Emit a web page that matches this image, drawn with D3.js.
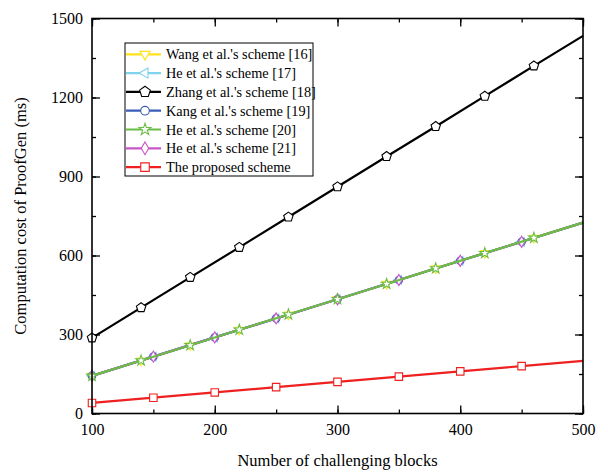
<!DOCTYPE html>
<html><head><meta charset="utf-8">
<script src="https://cdn.jsdelivr.net/npm/d3@7"></script>
<style>body{margin:0;background:#fff}svg{display:block}</style>
</head><body><svg id="c" width="608" height="472"></svg>
<script>
// ---- data ----
const xStep40 = [100,140,180,220,260,300,340,380,420,460,500];
const xStep50 = [100,150,200,250,300,350,400,450,500];
const wang16  = [143,201,259,318,376,434,492,551,609,667,725];
const he17    = [143,216,289,361,434,507,580,652,725];
const zhang18 = [287,402,517,631,746,861,976,1090,1205,1320,1434];
const kang19  = [143,216,289,361,434,507,580,652,725];
const he20    = [143,201,259,318,376,434,492,551,609,667,725];
const he21    = [143,216,289,361,434,507,580,652,725];
const proposed= [40,60,80,100,120,140,160,180,200];
const xTicks = [100,200,300,400,500];
const yTicks = [0,300,600,900,1200,1500];
const seriesNames = ["Wang et al.'s scheme [16]","He et al.'s scheme [17]","Zhang et al.'s scheme [18]","Kang et al.'s scheme [19]","He et al.'s scheme [20]","He et al.'s scheme [21]","The proposed scheme"];

// ---- setup ----
const FONT="'Liberation Serif'";
const pentagon = {draw(ctx,size){const r=Math.sqrt(size/2.378);for(let i=0;i<5;i++){const a=-Math.PI/2+i*2*Math.PI/5;const x=r*Math.cos(a),y=r*Math.sin(a);i?ctx.lineTo(x,y):ctx.moveTo(x,y);}ctx.closePath();}};
const series = [
  {name:seriesNames[0], xs:xStep40, ys:wang16, color:"#FFE21A", sym:d3.symbolTriangle, rot:180, size:34},
  {name:seriesNames[1], xs:xStep50, ys:he17, color:"#7FD3EA", sym:d3.symbolTriangle, rot:-90, size:34},
  {name:seriesNames[2], xs:xStep40, ys:zhang18, color:"#000000", sym:pentagon, rot:0, size:58},
  {name:seriesNames[3], xs:xStep50, ys:kang19, color:"#3A5DB8", sym:d3.symbolCircle, rot:0, size:45},
  {name:seriesNames[4], xs:xStep40, ys:he20, color:"#6BBE45", sym:d3.symbolStar, rot:0, size:34},
  {name:seriesNames[5], xs:xStep50, ys:he21, color:"#C855C8", sym:d3.symbolDiamond, rot:0, size:36},
  {name:seriesNames[6], xs:xStep50, ys:proposed, color:"#EE2020", sym:d3.symbolSquare, rot:0, size:56}
];
const drawOrder = [0,1,3,5,4,2,6];

const L=92,R=583,T=18.5,B=413.5;
const svg=d3.select("#c");
const x=d3.scaleLinear().domain([100,500]).range([L,R]);
const y=d3.scaleLinear().domain([0,1500]).range([B,T]);

const minorX=d3.range(100,501,50), minorY=d3.range(0,1501,150);
function axisSet(axisFn, scale, vals, minor, tf, labels){
  const g=svg.append("g").attr("transform",tf);
  g.call(axisFn(scale).tickValues(minor).tickSize(-4).tickFormat(""));
  const g2=svg.append("g").attr("transform",tf);
  g2.call(axisFn(scale).tickValues(vals).tickSize(-8).tickPadding(labels?10:0).tickFormat(labels?d3.format("d"):""));
  [g,g2].forEach(gg=>{gg.select(".domain").remove();gg.selectAll("line").attr("stroke","#000").attr("stroke-width",1.3);});
  g2.selectAll("text").attr("font-size",16).style("font-family",FONT).attr("fill","#000");
  return g2;
}
const gx=axisSet(d3.axisBottom,x,xTicks,minorX,`translate(0,${B})`,true);
gx.selectAll("text").attr("dy",null).attr("y",21.5);
axisSet(d3.axisTop,x,xTicks,minorX,`translate(0,${T})`,false);
const gy=axisSet(d3.axisLeft,y,yTicks,minorY,`translate(${L},0)`,true);
gy.selectAll("text").attr("x",-9).attr("dy","0.34em");
axisSet(d3.axisRight,y,yTicks,minorY,`translate(${R},0)`,false);

const line=d3.line().x(d=>x(d[0])).y(d=>y(d[1]));
drawOrder.forEach(i=>{
  const s=series[i];
  const pts=s.xs.map((v,k)=>[v,s.ys[k]]);
  svg.append("path").attr("d",line(pts)).attr("fill","none").attr("stroke",s.color).attr("stroke-width",2.2);
  svg.append("g").selectAll("path").data(pts.slice(0,-1)).join("path")
    .attr("d",d3.symbol().type(s.sym).size(s.size))
    .attr("transform",d=>`translate(${x(d[0])},${y(d[1])}) rotate(${s.rot})`)
    .attr("fill","#fff").attr("stroke",s.color).attr("stroke-width",1.1);
});

svg.append("rect").attr("x",L).attr("y",T).attr("width",R-L).attr("height",B-T)
  .attr("fill","none").attr("stroke","#000").attr("stroke-width",1.6);

const lg=svg.append("g");
lg.append("rect").attr("x",125).attr("y",43).attr("width",188).attr("height",133)
  .attr("fill","#fff").attr("stroke","#000").attr("stroke-width",1);
series.forEach((s,i)=>{
  const cy=54.3+i*18.8;
  lg.append("line").attr("x1",126).attr("x2",161).attr("y1",cy).attr("y2",cy).attr("stroke",s.color).attr("stroke-width",2.2);
  lg.append("path").attr("d",d3.symbol().type(s.sym).size(s.size*1.3)).attr("transform",`translate(145,${cy}) rotate(${s.rot})`)
    .attr("fill","#fff").attr("stroke",s.color).attr("stroke-width",1.1);
  lg.append("text").attr("x",166).attr("y",cy).attr("dy","0.35em").attr("font-size",14.3).style("font-family",FONT).attr("fill","#000").text(s.name);
});

svg.append("text").attr("x",(L+R)/2).attr("y",465.5).attr("text-anchor","middle").attr("font-size",16.5).style("font-family",FONT).attr("fill","#000").text("Number of challenging blocks");
svg.append("text").attr("transform",`translate(26,${(T+B)/2}) rotate(-90)`).attr("text-anchor","middle").attr("font-size",16.5).style("font-family",FONT).attr("fill","#000").text("Computation cost of ProofGen (ms)");
</script></body></html>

-------

Work to complete: Without including any picture, repeat the data exactly.

Answer in full:
Emit a web page that matches this image, drawn with D3.js.
<!DOCTYPE html>
<html><head><meta charset="utf-8">
<script src="https://cdn.jsdelivr.net/npm/d3@7"></script>
<style>body{margin:0;background:#fff}svg{display:block}</style>
</head><body><svg id="c" width="608" height="472"></svg>
<script>
// ---- data ----
const xStep40 = [100,140,180,220,260,300,340,380,420,460,500];
const xStep50 = [100,150,200,250,300,350,400,450,500];
const wang16  = [143,201,259,318,376,434,492,551,609,667,725];
const he17    = [143,216,289,361,434,507,580,652,725];
const zhang18 = [287,402,517,631,746,861,976,1090,1205,1320,1434];
const kang19  = [143,216,289,361,434,507,580,652,725];
const he20    = [143,201,259,318,376,434,492,551,609,667,725];
const he21    = [143,216,289,361,434,507,580,652,725];
const proposed= [40,60,80,100,120,140,160,180,200];
const xTicks = [100,200,300,400,500];
const yTicks = [0,300,600,900,1200,1500];
const seriesNames = ["Wang et al.'s scheme [16]","He et al.'s scheme [17]","Zhang et al.'s scheme [18]","Kang et al.'s scheme [19]","He et al.'s scheme [20]","He et al.'s scheme [21]","The proposed scheme"];

// ---- setup ----
const FONT="'Liberation Serif'";
const pentagon = {draw(ctx,size){const r=Math.sqrt(size/2.378);for(let i=0;i<5;i++){const a=-Math.PI/2+i*2*Math.PI/5;const x=r*Math.cos(a),y=r*Math.sin(a);i?ctx.lineTo(x,y):ctx.moveTo(x,y);}ctx.closePath();}};
const series = [
  {name:seriesNames[0], xs:xStep40, ys:wang16, color:"#FFE21A", sym:d3.symbolTriangle, rot:180, size:34},
  {name:seriesNames[1], xs:xStep50, ys:he17, color:"#7FD3EA", sym:d3.symbolTriangle, rot:-90, size:34},
  {name:seriesNames[2], xs:xStep40, ys:zhang18, color:"#000000", sym:pentagon, rot:0, size:58},
  {name:seriesNames[3], xs:xStep50, ys:kang19, color:"#3A5DB8", sym:d3.symbolCircle, rot:0, size:45},
  {name:seriesNames[4], xs:xStep40, ys:he20, color:"#6BBE45", sym:d3.symbolStar, rot:0, size:34},
  {name:seriesNames[5], xs:xStep50, ys:he21, color:"#C855C8", sym:d3.symbolDiamond, rot:0, size:36},
  {name:seriesNames[6], xs:xStep50, ys:proposed, color:"#EE2020", sym:d3.symbolSquare, rot:0, size:56}
];
const drawOrder = [0,1,3,5,4,2,6];

const L=92,R=583,T=18.5,B=413.5;
const svg=d3.select("#c");
const x=d3.scaleLinear().domain([100,500]).range([L,R]);
const y=d3.scaleLinear().domain([0,1500]).range([B,T]);

const minorX=d3.range(100,501,50), minorY=d3.range(0,1501,150);
function axisSet(axisFn, scale, vals, minor, tf, labels){
  const g=svg.append("g").attr("transform",tf);
  g.call(axisFn(scale).tickValues(minor).tickSize(-4).tickFormat(""));
  const g2=svg.append("g").attr("transform",tf);
  g2.call(axisFn(scale).tickValues(vals).tickSize(-8).tickPadding(labels?10:0).tickFormat(labels?d3.format("d"):""));
  [g,g2].forEach(gg=>{gg.select(".domain").remove();gg.selectAll("line").attr("stroke","#000").attr("stroke-width",1.3);});
  g2.selectAll("text").attr("font-size",16).style("font-family",FONT).attr("fill","#000");
  return g2;
}
const gx=axisSet(d3.axisBottom,x,xTicks,minorX,`translate(0,${B})`,true);
gx.selectAll("text").attr("dy",null).attr("y",21.5);
axisSet(d3.axisTop,x,xTicks,minorX,`translate(0,${T})`,false);
const gy=axisSet(d3.axisLeft,y,yTicks,minorY,`translate(${L},0)`,true);
gy.selectAll("text").attr("x",-9).attr("dy","0.34em");
axisSet(d3.axisRight,y,yTicks,minorY,`translate(${R},0)`,false);

const line=d3.line().x(d=>x(d[0])).y(d=>y(d[1]));
drawOrder.forEach(i=>{
  const s=series[i];
  const pts=s.xs.map((v,k)=>[v,s.ys[k]]);
  svg.append("path").attr("d",line(pts)).attr("fill","none").attr("stroke",s.color).attr("stroke-width",2.2);
  svg.append("g").selectAll("path").data(pts.slice(0,-1)).join("path")
    .attr("d",d3.symbol().type(s.sym).size(s.size))
    .attr("transform",d=>`translate(${x(d[0])},${y(d[1])}) rotate(${s.rot})`)
    .attr("fill","#fff").attr("stroke",s.color).attr("stroke-width",1.1);
});

svg.append("rect").attr("x",L).attr("y",T).attr("width",R-L).attr("height",B-T)
  .attr("fill","none").attr("stroke","#000").attr("stroke-width",1.6);

const lg=svg.append("g");
lg.append("rect").attr("x",125).attr("y",43).attr("width",188).attr("height",133)
  .attr("fill","#fff").attr("stroke","#000").attr("stroke-width",1);
series.forEach((s,i)=>{
  const cy=54.3+i*18.8;
  lg.append("line").attr("x1",126).attr("x2",161).attr("y1",cy).attr("y2",cy).attr("stroke",s.color).attr("stroke-width",2.2);
  lg.append("path").attr("d",d3.symbol().type(s.sym).size(s.size*1.3)).attr("transform",`translate(145,${cy}) rotate(${s.rot})`)
    .attr("fill","#fff").attr("stroke",s.color).attr("stroke-width",1.1);
  lg.append("text").attr("x",166).attr("y",cy).attr("dy","0.35em").attr("font-size",14.3).style("font-family",FONT).attr("fill","#000").text(s.name);
});

svg.append("text").attr("x",(L+R)/2).attr("y",465.5).attr("text-anchor","middle").attr("font-size",16.5).style("font-family",FONT).attr("fill","#000").text("Number of challenging blocks");
svg.append("text").attr("transform",`translate(26,${(T+B)/2}) rotate(-90)`).attr("text-anchor","middle").attr("font-size",16.5).style("font-family",FONT).attr("fill","#000").text("Computation cost of ProofGen (ms)");
</script></body></html>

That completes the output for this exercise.